> [AVAILABLE DATA]
-- Start --

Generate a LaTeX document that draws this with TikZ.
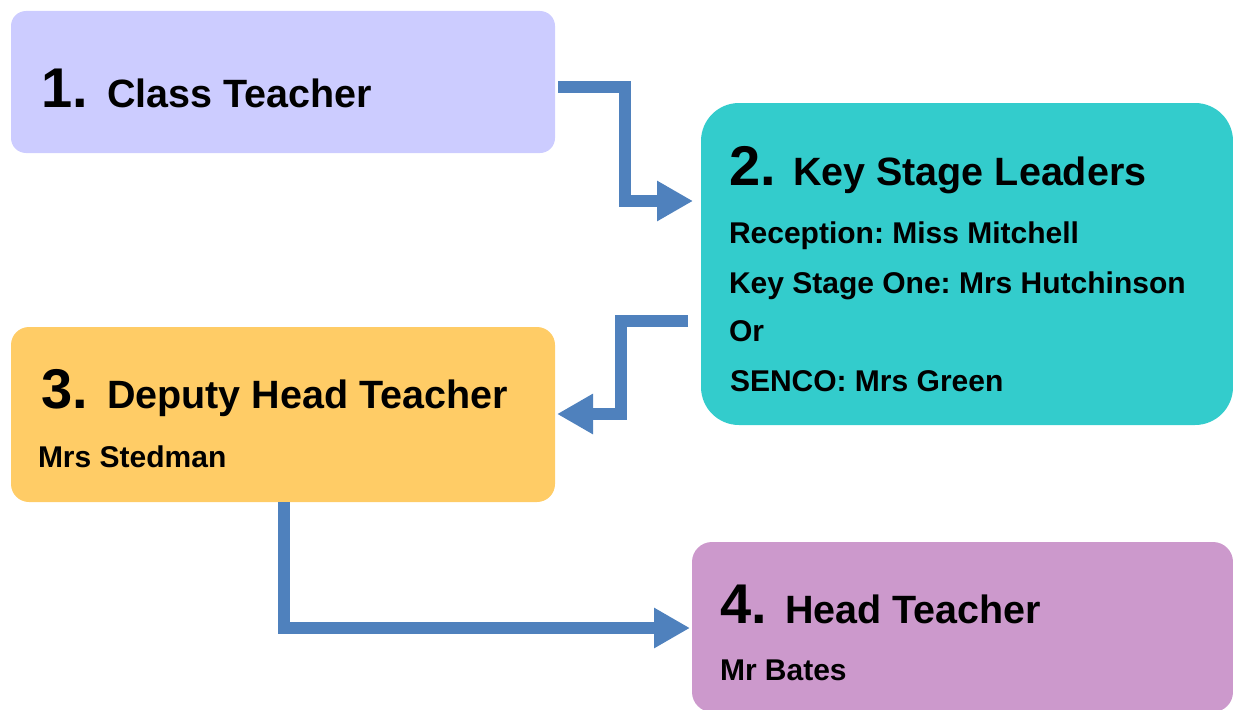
\documentclass[tikz,border=0pt]{standalone}
\usepackage{fontspec}
\setmainfont{Liberation Sans}
\frenchspacing
\usetikzlibrary{arrows.meta}
\definecolor{boxA}{HTML}{CCCCFF}
\definecolor{boxB}{HTML}{33CCCC}
\definecolor{boxC}{HTML}{FFCC66}
\definecolor{boxD}{HTML}{CC99CC}
\definecolor{arrowblue}{HTML}{4F81BD}
\tikzset{
  box/.style={draw=none, rectangle, inner sep=0pt, outer sep=0pt},
  txt/.style={anchor=base west, inner sep=0pt, outer sep=0pt, text=black, font=\bfseries},
  numtxt/.style={txt, font=\fontsize{56}{62}\selectfont\bfseries},
  ttltxt/.style={txt, font=\fontsize{39.5}{46}\selectfont\bfseries},
  subtxt/.style={txt, font=\fontsize{30}{36}\selectfont\bfseries},
  flow/.style={draw=arrowblue, line width=12pt, miter limit=10, line join=miter,
    -{Triangle[length=36pt, width=38pt]}},
}
\begin{document}
\begin{tikzpicture}[x=1pt, y=-1pt]
\useasboundingbox (0,0) rectangle (1233,709);
\begin{scope}
\clip (0,0) rectangle (1233,709);
% boxes
\fill[boxA, rounded corners=15pt] (11,11) rectangle (555,153);
\fill[boxB, rounded corners=38pt] (701,103) rectangle (1233,425);
\fill[boxC, rounded corners=18pt] (11,327) rectangle (555,502);
\fill[boxD, rounded corners=20pt] (692,542) rectangle (1233,712);
\end{scope}
% anchor nodes for connectors
\node[box, minimum width=544pt, minimum height=142pt] (b1) at (283,82) {};
\node[box, minimum width=532pt, minimum height=322pt] (b2) at (967,264) {};
\node[box, minimum width=544pt, minimum height=175pt] (b3) at (283,414.5) {};
\node[box, minimum width=541pt, minimum height=167pt] (b4) at (962.5,625.5) {};
% texts
\node[numtxt] (n1) at (41,107) {1.};
\node[ttltxt] (t1) at (107,107) {Class Teacher};
\node[numtxt] (n2) at (729,185) {2.};
\node[ttltxt] (t2) at (793,185) {Key Stage Leaders};
\node[subtxt] (s2a) at (729,243) {Reception: Miss Mitchell};
\node[subtxt] (s2b) at (729,293) {Key Stage One: Mrs Hutchinson};
\node[subtxt] (s2c) at (729,341) {Or};
\node[subtxt] (s2d) at (730,391) {SENCO: Mrs Green};
\node[numtxt] (n3) at (41,408) {3.};
\node[ttltxt] (t3) at (107,408) {Deputy Head Teacher};
\node[subtxt] (s3) at (38,467) {Mrs Stedman};
\node[numtxt] (n4) at (720,623) {4.};
\node[ttltxt] (t4) at (785,623) {Head Teacher};
\node[subtxt] (s4) at (720,680) {Mr Bates};
% connectors
\coordinate (c1s) at (558,87);
\coordinate (c1e) at (693,201);
\draw[flow] (c1s) -| (625,201) -- (c1e);
\coordinate (c2s) at (688,321);
\coordinate (c2e) at (557,414);
\draw[flow] (c2s) -| (621,414) -- (c2e);
\coordinate (c3s) at (b3.south -| 284,0);
\coordinate (c3e) at (690,628);
\draw[flow] (c3s) |- (c3e);
\end{tikzpicture}
\end{document}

-- End --

Using the material above, return every line exactly as it appears, minus the pictures.

> [SOLVED PROBLEM]
Generate a LaTeX document that draws this with TikZ.
\documentclass[tikz,border=0pt]{standalone}
\usepackage{fontspec}
\setmainfont{Liberation Sans}
\frenchspacing
\usetikzlibrary{arrows.meta}
\definecolor{boxA}{HTML}{CCCCFF}
\definecolor{boxB}{HTML}{33CCCC}
\definecolor{boxC}{HTML}{FFCC66}
\definecolor{boxD}{HTML}{CC99CC}
\definecolor{arrowblue}{HTML}{4F81BD}
\tikzset{
  box/.style={draw=none, rectangle, inner sep=0pt, outer sep=0pt},
  txt/.style={anchor=base west, inner sep=0pt, outer sep=0pt, text=black, font=\bfseries},
  numtxt/.style={txt, font=\fontsize{56}{62}\selectfont\bfseries},
  ttltxt/.style={txt, font=\fontsize{39.5}{46}\selectfont\bfseries},
  subtxt/.style={txt, font=\fontsize{30}{36}\selectfont\bfseries},
  flow/.style={draw=arrowblue, line width=12pt, miter limit=10, line join=miter,
    -{Triangle[length=36pt, width=38pt]}},
}
\begin{document}
\begin{tikzpicture}[x=1pt, y=-1pt]
\useasboundingbox (0,0) rectangle (1233,709);
\begin{scope}
\clip (0,0) rectangle (1233,709);
% boxes
\fill[boxA, rounded corners=15pt] (11,11) rectangle (555,153);
\fill[boxB, rounded corners=38pt] (701,103) rectangle (1233,425);
\fill[boxC, rounded corners=18pt] (11,327) rectangle (555,502);
\fill[boxD, rounded corners=20pt] (692,542) rectangle (1233,712);
\end{scope}
% anchor nodes for connectors
\node[box, minimum width=544pt, minimum height=142pt] (b1) at (283,82) {};
\node[box, minimum width=532pt, minimum height=322pt] (b2) at (967,264) {};
\node[box, minimum width=544pt, minimum height=175pt] (b3) at (283,414.5) {};
\node[box, minimum width=541pt, minimum height=167pt] (b4) at (962.5,625.5) {};
% texts
\node[numtxt] (n1) at (41,107) {1.};
\node[ttltxt] (t1) at (107,107) {Class Teacher};
\node[numtxt] (n2) at (729,185) {2.};
\node[ttltxt] (t2) at (793,185) {Key Stage Leaders};
\node[subtxt] (s2a) at (729,243) {Reception: Miss Mitchell};
\node[subtxt] (s2b) at (729,293) {Key Stage One: Mrs Hutchinson};
\node[subtxt] (s2c) at (729,341) {Or};
\node[subtxt] (s2d) at (730,391) {SENCO: Mrs Green};
\node[numtxt] (n3) at (41,408) {3.};
\node[ttltxt] (t3) at (107,408) {Deputy Head Teacher};
\node[subtxt] (s3) at (38,467) {Mrs Stedman};
\node[numtxt] (n4) at (720,623) {4.};
\node[ttltxt] (t4) at (785,623) {Head Teacher};
\node[subtxt] (s4) at (720,680) {Mr Bates};
% connectors
\coordinate (c1s) at (558,87);
\coordinate (c1e) at (693,201);
\draw[flow] (c1s) -| (625,201) -- (c1e);
\coordinate (c2s) at (688,321);
\coordinate (c2e) at (557,414);
\draw[flow] (c2s) -| (621,414) -- (c2e);
\coordinate (c3s) at (b3.south -| 284,0);
\coordinate (c3e) at (690,628);
\draw[flow] (c3s) |- (c3e);
\end{tikzpicture}
\end{document}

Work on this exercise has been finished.